Le défi écologique est le plus urgent des défis de la mer. Il est le défi de la conscience des risques que la pollution fait courir à l’humanité, le défi de la lucidité pour agir au mieux et rapidement.
Soyons clairs : le transport maritime est à l’origine d’environ 15% des émissions de CO2 dues au transport et à moins de 4% de l’ensemble des émissions d’origine humaine. Chaque année l’océan reçoit près de 7 millions de tonnes de débris venant de la terre, transportés par le vent et les cours d’eau. 90 % de notre pollution finirait dans les océans ! 80% de la pollution marine est d’origine terrestre. Les quelque 60 000 navires en circulation sont également responsables de 10 % des émissions de dioxyde de soufre et d’azote, les gaz polluants des pluies acides. Bref la mer est en train de devenir une gigantesque poubelle à ciel ouvert .

Eaux usées, dégazages massifs, containers nucléaires, sacs plastiques, bouteilles, ordures ménagères et pesticides agricoles pullulent et menacent les écosystèmes marins faisant de nos océans une véritable déchetterie, toxique pour l’environnement.

Enfin, on ne s’étonnera pas de voir figurer au premier rang des menaces mentionnées , le réchauffement climatique, qui inquiète encore davantage les jeunes (54 %) selon un sondage publié le 9 juin 2008 par le magazine Femme. Ce phénomène, dont on mesure chaque jour, avec un peu plus d’effroi, la gravité, est véritablement le symbole de nos craintes pour des lendemains incertains. De même que la mer reste le symbole de la fragilité des équilibres de notre planète.

On voudrait tous que la « grande bleue » le reste. D’après une cartographie des problèmes prioritaires menée auprès de mille scientifiques (Futuribles, Jacques Theys , « Environnement : les problèmes prioritaires ») les principales priorités à résoudre sont ; la pollution des mers et du littoral : (52%) ; la dégradation des paysages côtiers par le tourisme et l’urbanisation mal contrôlée (27%) ; la surexploitation des ressources marines (21%). L’enquête mentionne toutefois dans ce domaine un déficit évident des connaissances fondamentales.

Est-il encore possible d’inverser la tendance et de préserver les ressources marines en les gérant de manière durable ? Le pessimisme est de rigueur. Car le constat est cruel.

Quand on parle de pollution, l’opinion retient presque toujours les marées noires. C’est le souvenir frappant de naufrages spectaculaires et l’image désolante de plages tapissées de pétrole et d’oiseaux mazoutés qui nous rappellent à la fragilité des océans.
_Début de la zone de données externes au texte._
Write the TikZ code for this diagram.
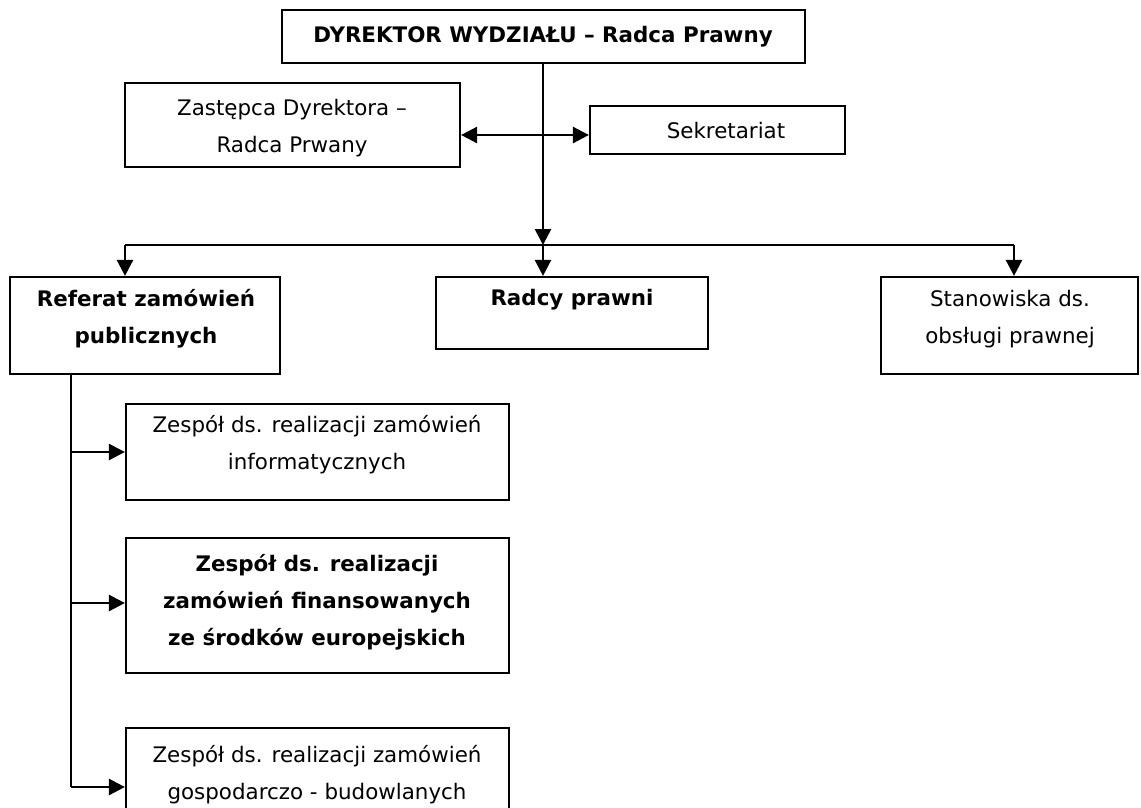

Certaines dates restent gravées dans nos mémoires. En particulier celle du 18 mars 1967. Le jour où le pétrolier libérien Torrey Cayon échoue près des îles Sorlingues répandant son pétrole sur les côtes britanniques et françaises.

Cet événement fait découvrir au nations une risque jusqu’alors négligé. Cette marée noire très médiatisée provoque la prise de conscience du public. Les états se décident enfin à mettre en œuvre des mesures de protections et préventions : ce sont les fameuses Conventions de protection du milieu marin.

Malheureusement, ce naufrage n’est que le début d’une longue série de marées noires. Argo Marchant, Amoco Cadiz, Atlantic Empress, Tanio, ces noms sont de triste mémoire.

En 1989, 50.000 tonnes de pétrole ont été déversées sur les côtes de l’Alaska, suite au naufrage de l’Exxon Valdez. De récentes études ont montré que des résidus de pétrole se trouvaient encore sur certaines plages de la baie du Prince William.

Cela n’a pas empêche lé président George Bush de demander en 2008, au Congrès, l’autorisation d’explorer, en vue de forages, l’Arctic National Wildlife Refuge, une région protégée en Alaska dont le sous-sol est riche en pétrole, au risque de raviver la colère des associations qui militent farouchement contre les méfaits de l’exploitation de l’or noir dans cette région riche en flore et faune.

Plus près de nous, quand, le dimanche 12 décembre 1999, un pétrolier maltais répondant au nom d’« Erika », contenant 30 000 tonnes de fuel lourd, vient se casser en deux au large de la pointe de Penmarc’h en Bretagne déversant dans les eaux 13 000 tonnes de sa cargaison souillant le littoral de sa cargaison, c’est toute l’ampleur du problème qui, tel une bourrasque, vient frapper de plein fouet les rivages. 400 kilomètres de côtes sont souillées pour quelques galions de pétrole. On parle de « catastrophe ornithologique. 74 000 oiseaux mazoutés ont été comptabilisés et recueillis morts ou vivants (sur les 36 000 recueillis vivants, 20 000 ont pu être soignés) 61 espèces différentes sont touchées : le guillemot de Troïl (82%), le fou de Bassan (2,6%), le pingouin torda (3,55%), la macreuse noire (5%) et la mouette tridactyle (0,7 %).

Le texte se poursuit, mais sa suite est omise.